Beyond research and science, there are other interesting nuggets of news for higher education. Most notably, the difference between the OBR’s inflation forecasts for 2017-18 in March and now. A direct effect of Brexit and the depreciation in Sterling means that the 2.8% increase in tuition fees will no longer equate to RPI-X inflation. If today’s forecasts are correct, then fees will actually be £72 lower than they ‘should’ be.
This doesn’t sound like much, but multiply by 15,000 undergraduates in a university, and that’s a £1 million gap. The need to announce fee rises long before they are implemented based on relatively distant inflation projections will be a challenge going forward for future increases: if inflation is higher than expected, the sector will lose, but if it is lower than expected, the sector will win. With Brexit set to further hurt Sterling and the OBR reluctant to be too pessimistic in its forecasts (despite its ‘independence’), it is likely that the sector will more often lose, at least for the next few years.
We did a quick crunch of what the new forecasts actually look like for the fee levels in cash terms over the next few years, based on the 6 ‘caps’ that will exist in the system following the full roll-out of the TEF:
*APA = Access and Progression Agreement
We’ll be returning to this issue in more detail soon.
Elsewhere and along with deficit elimination, the sale of the student loan book has once again been pushed back. According to the OBR:
The process of preparing for the initial sale tranche continues, but we now judge the probability that the first sale will be completed in 2016-17 to be less than 50 per cent. We have assumed that the first sale will be completed in early 2017-18, but that the Government will still be able to complete the second sale by the end of 2017-18. Uncertainty over these timings and the rest of the sale programme remains.

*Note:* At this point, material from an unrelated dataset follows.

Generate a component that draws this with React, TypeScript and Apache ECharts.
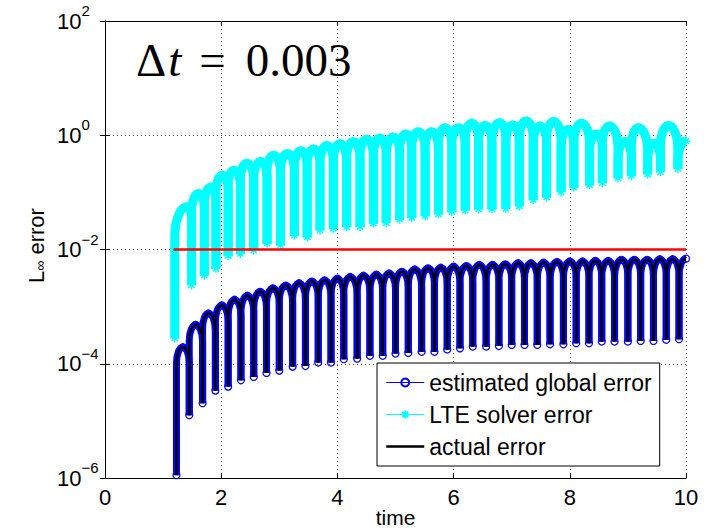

Yet student loans are not only a headache to sell. The OBR’s forecasts also reflect how behaviour in relation to the loan book is now a significant aspect of consumer and household economic activity, as well as government finances. Student loan outlay will now be counted as a new form of household income, while student loan repayments will be counted as household spending. As loan outlays continue to increase, this might appear to inflate household incomes somewhat – as if the loan book needed any more political significance…
There were no significant adjustments to government department spending, announcements on new forms of student financing, or tweaks to the budgeting and accounting of the loan book – all developments that we got used to at such ‘fiscal events’ during the Osborne years. Departments will be left to get on with this themselves in the interim.
Hammond’s abandoning of Osborne’s old fiscal rules means that there is much more flexibility for the Chancellor during future budget announcements, something that will be needed if the Brexit car crashes violently.
The paradoxical impact of all this is that universities and researchers could continue to be big winners if Hammond continues to try and boost productivity and gets more relaxed about borrowing. That’s not the impact we were quite expecting from Brexit – whether it makes up for the real cost of leaving the EU remains to be seen.
I suspect much will be said about the census point for the rate of inflation that will apply to tuition fees – the sector finds itself in a similar position to train operators with regard to regulated fares with both students and institutions equally frustrated!
As an aside it will be interesting to see the effect of inflation on student living costs and whether this contributes to a change in student behaviour.